The court in 1981 found that male-only registration was “not a case of Congress arbitrarily choosing to burden one of two similarly situated groups.” Because the primary purpose of the draft was to provide combat-ready troops and women were restricted from combat, the majority said, men and women “are simply not similarly situated for purposes of a draft or registration for the draft.”
Mar said that is justifying one type of discrimination by referencing another.
“Requiring only men to register reflects the notion that women would be unfit to serve in the event of a draft — and that men would be unfit to stay home as caregivers,” she said. “Such stereotypes demean both men and women.”

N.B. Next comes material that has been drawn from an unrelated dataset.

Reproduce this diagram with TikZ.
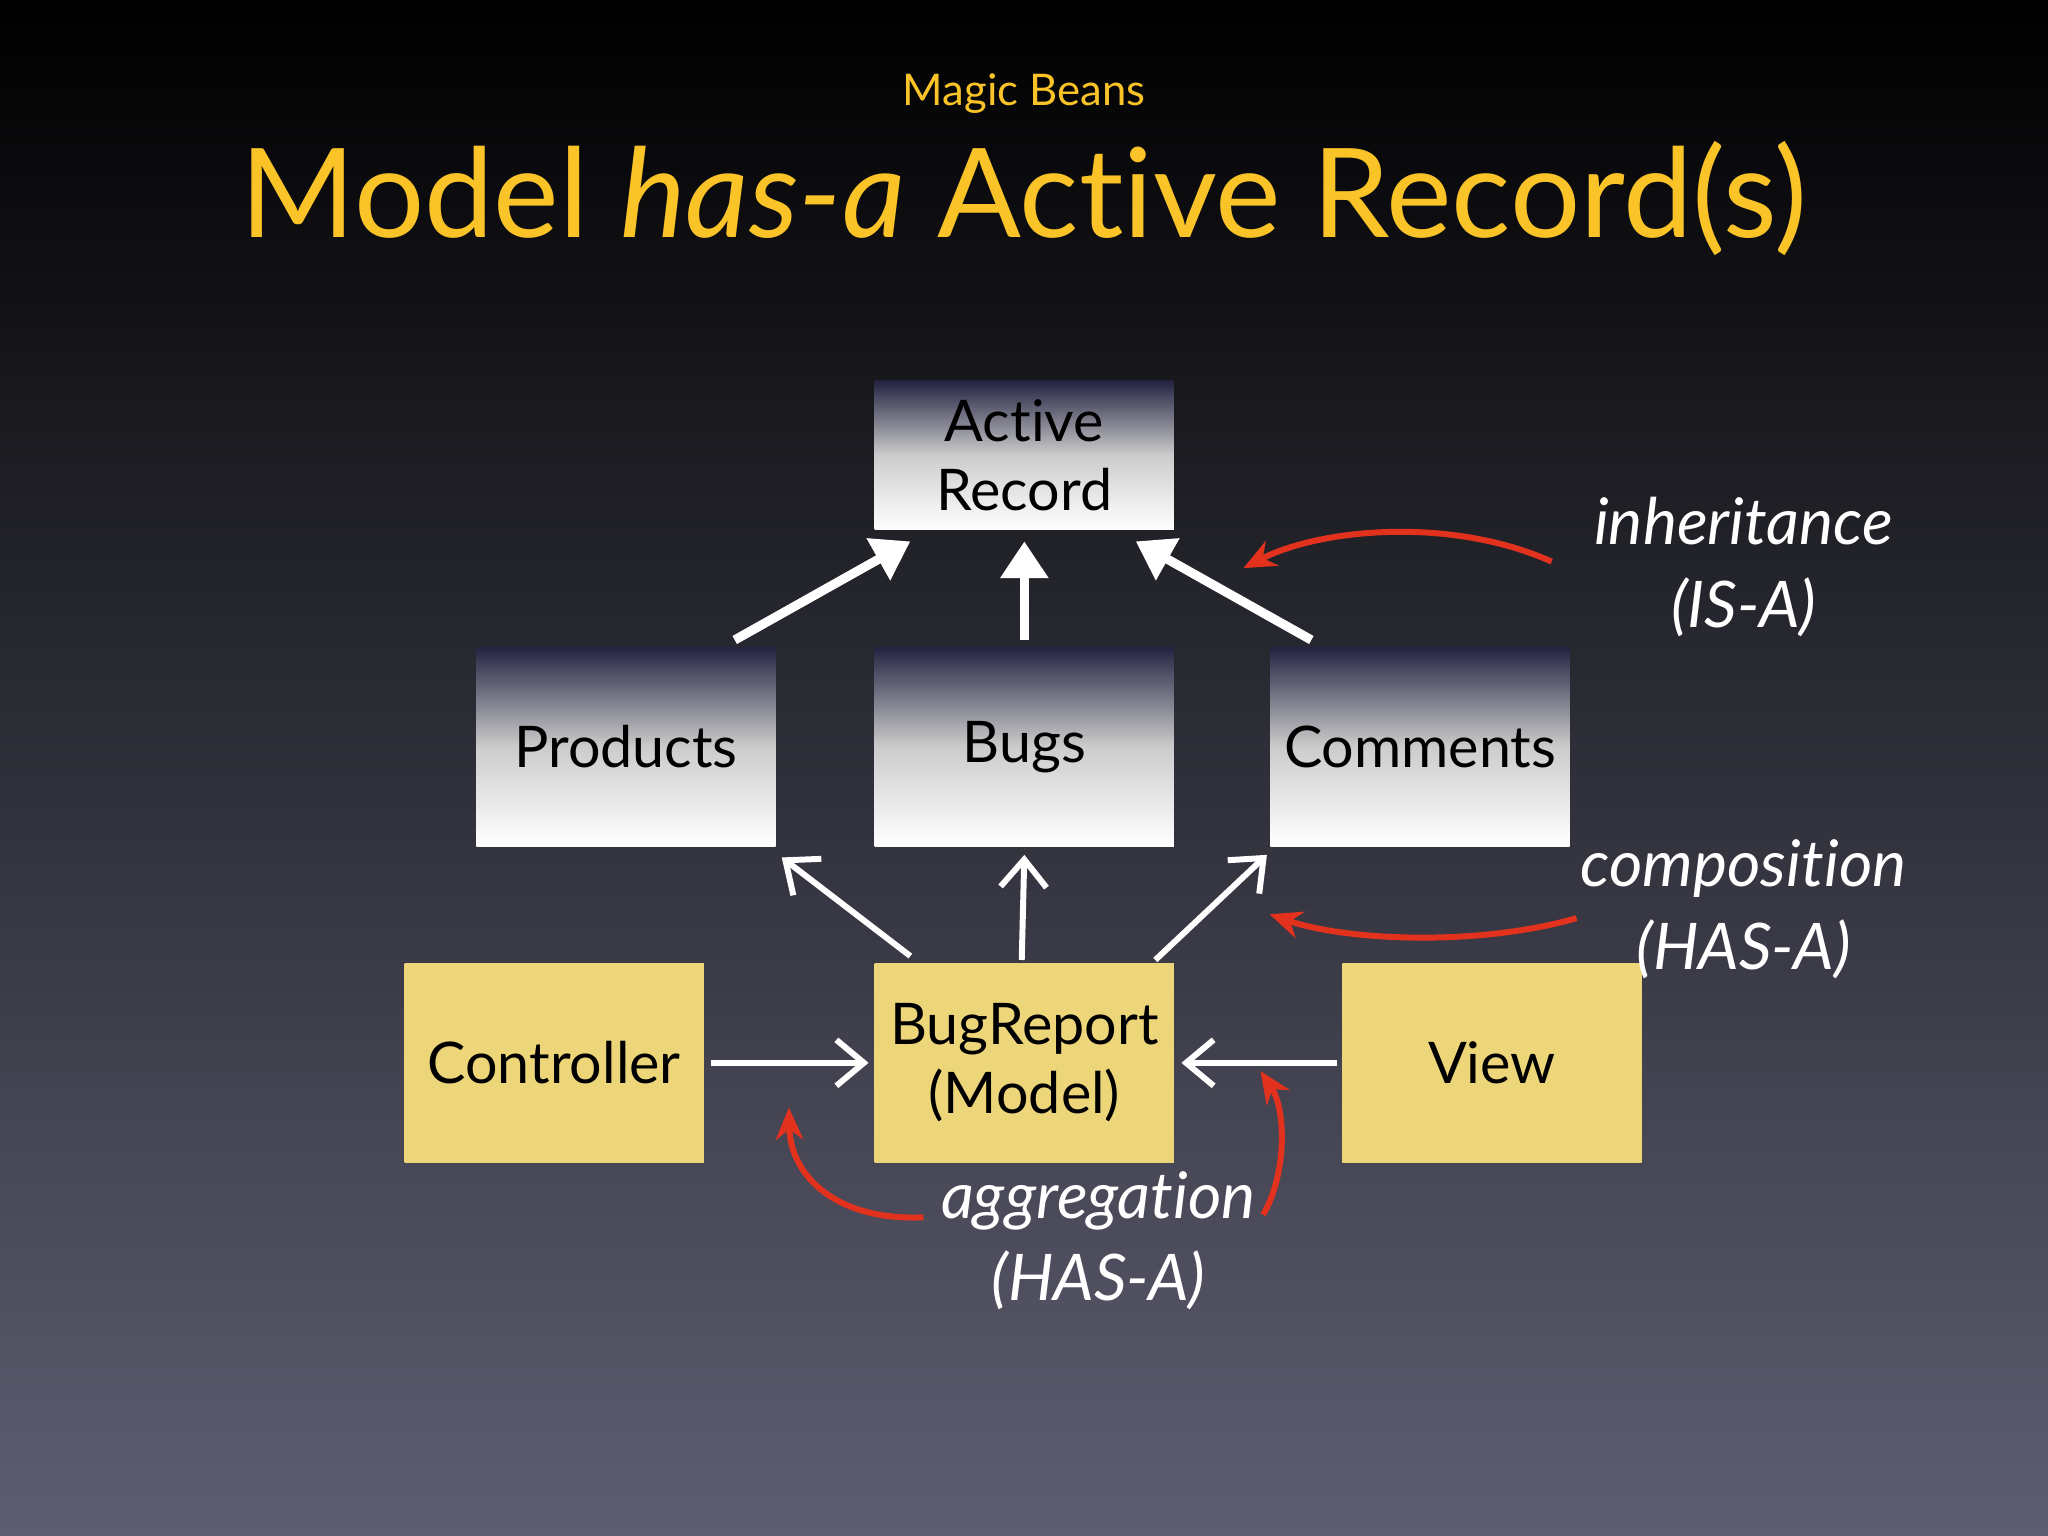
\documentclass[tikz,border=0pt]{standalone}
\usepackage{fontspec}
\setmainfont{Lato}[Ligatures={NoCommon}]
\usetikzlibrary{arrows.meta}
\definecolor{slatebot}{RGB}{94,94,114}
\definecolor{slatemid}{RGB}{30,32,58}
\definecolor{beanyellow}{RGB}{237,214,122}
\definecolor{titleyellow}{RGB}{250,196,40}
\definecolor{curvered}{RGB}{226,50,30}
\tikzset{
  greybox/.style={minimum width=2.29cm,minimum height=1.52cm,inner sep=0pt,
    top color=gray!70!blue!40!black,bottom color=white,middle color=gray!40,
    font=\fontsize{12.5}{15}\selectfont,align=center,anchor=north west},
  yellowbox/.style={greybox,fill=beanyellow,top color=beanyellow,bottom color=beanyellow,middle color=beanyellow},
  isa/.style={white,line width=2pt,-{Triangle[length=8pt,width=10pt]}},
  hasa/.style={white,line width=1.3pt,-{Straight Barb[length=6pt,width=10pt]}},
  note/.style={white,font=\itshape\fontsize{14}{18}\selectfont,align=center},
  redcurve/.style={curvered,line width=1.3pt,-{Stealth[length=7pt,width=6pt]}}
}
\begin{document}
\begin{tikzpicture}[x=0.01cm,y=-0.01cm]
\shade[top color=black,middle color=slatemid,bottom color=slatebot] (0,0) rectangle (1568,1176);
\useasboundingbox (0,0) rectangle (1568,1176);

\node[titleyellow,font=\fontsize{9.5}{12}\selectfont] (beans) at (784,72) {Magic Beans};
\node[titleyellow,font=\fontsize{27}{32}\selectfont] (title) at (784,152) {Model \textit{has-a} Active Record(s)};

\node[greybox,minimum height=1.14cm] (ar) at (669,291) {Active\\Record};
\node[greybox] (products) at (364,495) {Products};
\node[greybox] (bugs) at (669,495) {Bugs};
\node[greybox] (comments) at (972,495) {Comments};
\node[yellowbox] (controller) at (309,737) {Controller};
\node[yellowbox] (bugreport) at (669,737) {BugReport\\(Model)};
\node[yellowbox] (view) at (1027,737) {View};

\draw[isa] ([shift={(-32,-5)}]products.north east) -- ([shift={(28,8)}]ar.south west);
\draw[isa] ([shift={(0,-5)}]bugs.north) -- ([shift={(0,8)}]ar.south);
\draw[isa] ([shift={(32,-5)}]comments.north west) -- ([shift={(-30,8)}]ar.south east);

\draw[hasa] ([shift={(28,-5)}]bugreport.north west) -- ([shift={(4,8)}]products.south east);
\draw[hasa] ([shift={(-2,-2)}]bugreport.north) -- ([shift={(0,6)}]bugs.south);
\draw[hasa] ([shift={(-15,-2)}]bugreport.north east) -- ([shift={(-2,6)}]comments.south west);
\draw[hasa] ([shift={(5,0)}]controller.east) -- ([shift={(-4,0)}]bugreport.west);
\draw[hasa] ([shift={(-3,0)}]view.west) -- ([shift={(5,0)}]bugreport.east);

\node[note] (inh) at (1335,434) {inheritance\\(IS-A)};
\node[note] (comp) at (1335,696) {composition\\(HAS-A)};
\node[note] (aggr) at (841,950) {aggregation\\(HAS-A)};

\draw[redcurve] (1188,430) .. controls (1110,395) and (1010,405) .. (952,435);
\draw[redcurve] (1207,703) .. controls (1130,725) and (1030,720) .. (972,700);
\draw[redcurve] (707,932) .. controls (640,935) and (605,900) .. (604,848);
\draw[redcurve] (967,930) .. controls (985,900) and (985,850) .. (965,820);
\end{tikzpicture}
\end{document}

The court that decided Rostker was the last to be composed entirely of men. Sandra Day O’Connor joined the court a few month later, and Ginsburg in 1993. The ACLU’s petition relies in part on Ginsburg’s 1996 majority opinion in United States v. Virginia, which said Virginia Military Institute must be open to women as well as men.
Four justices are required to accept a case.
The lawsuit does not ask the Supreme Court to force women as well as men to notify the government of their whereabouts should war arise.
“Congress has considerable latitude to decide how to respond” should the court find male-only registration unconstitutional, the petition says.
“It could require everyone between the ages of eighteen and twenty-six, regardless of sex, to register; it could rescind the registration requirement entirely; or it could adopt a new approach altogether, such as replacing the [draft] registration requirement with a more expansive national service requirement.”
It could be a couple of months before the court decides whether to hear the challenge.